**Provided entries**
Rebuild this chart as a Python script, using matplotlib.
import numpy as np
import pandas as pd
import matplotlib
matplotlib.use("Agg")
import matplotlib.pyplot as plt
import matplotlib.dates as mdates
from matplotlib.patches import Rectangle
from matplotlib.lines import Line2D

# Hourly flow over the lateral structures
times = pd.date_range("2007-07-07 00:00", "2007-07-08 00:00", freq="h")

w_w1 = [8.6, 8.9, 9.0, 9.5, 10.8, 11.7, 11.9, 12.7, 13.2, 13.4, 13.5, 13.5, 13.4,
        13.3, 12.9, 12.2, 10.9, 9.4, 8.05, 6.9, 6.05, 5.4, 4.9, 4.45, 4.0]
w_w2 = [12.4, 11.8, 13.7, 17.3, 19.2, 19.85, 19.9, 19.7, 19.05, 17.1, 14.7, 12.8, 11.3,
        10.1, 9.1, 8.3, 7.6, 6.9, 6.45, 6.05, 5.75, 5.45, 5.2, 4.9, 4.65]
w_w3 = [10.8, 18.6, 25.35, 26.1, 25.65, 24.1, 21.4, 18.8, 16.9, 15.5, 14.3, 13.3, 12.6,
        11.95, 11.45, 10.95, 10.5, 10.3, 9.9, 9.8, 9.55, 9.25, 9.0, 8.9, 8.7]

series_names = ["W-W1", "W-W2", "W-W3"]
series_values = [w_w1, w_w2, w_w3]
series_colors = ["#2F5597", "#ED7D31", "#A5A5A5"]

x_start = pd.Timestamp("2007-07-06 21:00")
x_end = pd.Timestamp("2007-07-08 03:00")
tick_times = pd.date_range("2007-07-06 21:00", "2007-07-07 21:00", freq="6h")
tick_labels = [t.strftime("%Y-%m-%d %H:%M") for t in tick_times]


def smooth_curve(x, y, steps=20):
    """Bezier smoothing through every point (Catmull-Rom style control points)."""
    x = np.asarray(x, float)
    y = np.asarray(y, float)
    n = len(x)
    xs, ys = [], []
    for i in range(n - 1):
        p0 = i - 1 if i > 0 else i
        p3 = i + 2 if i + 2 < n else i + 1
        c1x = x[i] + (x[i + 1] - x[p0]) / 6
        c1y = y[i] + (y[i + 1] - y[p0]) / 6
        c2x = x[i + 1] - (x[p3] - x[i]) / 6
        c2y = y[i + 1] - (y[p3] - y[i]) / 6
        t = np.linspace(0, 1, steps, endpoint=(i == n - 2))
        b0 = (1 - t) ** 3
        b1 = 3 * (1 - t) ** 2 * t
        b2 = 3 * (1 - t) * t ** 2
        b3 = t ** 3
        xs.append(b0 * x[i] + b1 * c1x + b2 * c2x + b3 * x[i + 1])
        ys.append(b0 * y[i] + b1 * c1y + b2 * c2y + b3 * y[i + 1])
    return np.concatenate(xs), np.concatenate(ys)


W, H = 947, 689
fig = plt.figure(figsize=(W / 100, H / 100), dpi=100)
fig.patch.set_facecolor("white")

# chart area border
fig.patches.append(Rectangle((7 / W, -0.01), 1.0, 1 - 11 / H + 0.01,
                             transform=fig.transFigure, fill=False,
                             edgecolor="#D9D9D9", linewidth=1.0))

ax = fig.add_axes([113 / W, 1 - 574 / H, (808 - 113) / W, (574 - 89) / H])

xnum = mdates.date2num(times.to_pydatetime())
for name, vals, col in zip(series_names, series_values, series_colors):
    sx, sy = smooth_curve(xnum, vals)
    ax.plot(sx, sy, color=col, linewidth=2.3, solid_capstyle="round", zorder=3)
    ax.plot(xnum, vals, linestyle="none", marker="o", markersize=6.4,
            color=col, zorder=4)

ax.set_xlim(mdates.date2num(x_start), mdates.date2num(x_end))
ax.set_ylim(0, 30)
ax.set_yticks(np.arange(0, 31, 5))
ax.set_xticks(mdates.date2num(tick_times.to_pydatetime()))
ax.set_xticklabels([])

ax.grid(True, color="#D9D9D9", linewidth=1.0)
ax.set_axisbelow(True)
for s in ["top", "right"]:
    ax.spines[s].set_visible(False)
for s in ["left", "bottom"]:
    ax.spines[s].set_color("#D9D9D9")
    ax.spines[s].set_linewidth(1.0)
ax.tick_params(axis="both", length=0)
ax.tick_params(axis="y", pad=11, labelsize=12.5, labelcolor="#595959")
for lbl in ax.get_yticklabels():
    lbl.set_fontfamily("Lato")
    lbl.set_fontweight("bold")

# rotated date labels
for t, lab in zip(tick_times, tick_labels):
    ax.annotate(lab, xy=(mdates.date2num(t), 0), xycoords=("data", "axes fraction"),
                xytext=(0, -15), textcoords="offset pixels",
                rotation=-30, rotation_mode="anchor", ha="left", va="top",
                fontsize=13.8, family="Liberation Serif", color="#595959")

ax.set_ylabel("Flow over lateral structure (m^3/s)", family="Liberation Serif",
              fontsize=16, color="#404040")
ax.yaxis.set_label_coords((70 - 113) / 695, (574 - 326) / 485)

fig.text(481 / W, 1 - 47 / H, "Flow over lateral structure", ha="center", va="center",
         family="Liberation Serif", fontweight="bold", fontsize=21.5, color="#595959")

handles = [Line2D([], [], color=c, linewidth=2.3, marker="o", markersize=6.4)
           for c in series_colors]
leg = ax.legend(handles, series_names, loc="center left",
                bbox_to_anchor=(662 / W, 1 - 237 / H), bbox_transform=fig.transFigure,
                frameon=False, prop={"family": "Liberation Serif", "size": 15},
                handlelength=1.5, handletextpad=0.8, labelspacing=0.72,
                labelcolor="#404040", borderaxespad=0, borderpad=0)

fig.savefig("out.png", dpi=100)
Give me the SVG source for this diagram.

**What is being asked**
Repeat exactly, please, each line from the beginning of the data through the line with "t in tick_times]" in it, and only those lines.

**Expected answer**
Rebuild this chart as a Python script, using matplotlib.
import numpy as np
import pandas as pd
import matplotlib
matplotlib.use("Agg")
import matplotlib.pyplot as plt
import matplotlib.dates as mdates
from matplotlib.patches import Rectangle
from matplotlib.lines import Line2D

# Hourly flow over the lateral structures
times = pd.date_range("2007-07-07 00:00", "2007-07-08 00:00", freq="h")

w_w1 = [8.6, 8.9, 9.0, 9.5, 10.8, 11.7, 11.9, 12.7, 13.2, 13.4, 13.5, 13.5, 13.4,
        13.3, 12.9, 12.2, 10.9, 9.4, 8.05, 6.9, 6.05, 5.4, 4.9, 4.45, 4.0]
w_w2 = [12.4, 11.8, 13.7, 17.3, 19.2, 19.85, 19.9, 19.7, 19.05, 17.1, 14.7, 12.8, 11.3,
        10.1, 9.1, 8.3, 7.6, 6.9, 6.45, 6.05, 5.75, 5.45, 5.2, 4.9, 4.65]
w_w3 = [10.8, 18.6, 25.35, 26.1, 25.65, 24.1, 21.4, 18.8, 16.9, 15.5, 14.3, 13.3, 12.6,
        11.95, 11.45, 10.95, 10.5, 10.3, 9.9, 9.8, 9.55, 9.25, 9.0, 8.9, 8.7]

series_names = ["W-W1", "W-W2", "W-W3"]
series_values = [w_w1, w_w2, w_w3]
series_colors = ["#2F5597", "#ED7D31", "#A5A5A5"]

x_start = pd.Timestamp("2007-07-06 21:00")
x_end = pd.Timestamp("2007-07-08 03:00")
tick_times = pd.date_range("2007-07-06 21:00", "2007-07-07 21:00", freq="6h")
tick_labels = [t.strftime("%Y-%m-%d %H:%M") for t in tick_times]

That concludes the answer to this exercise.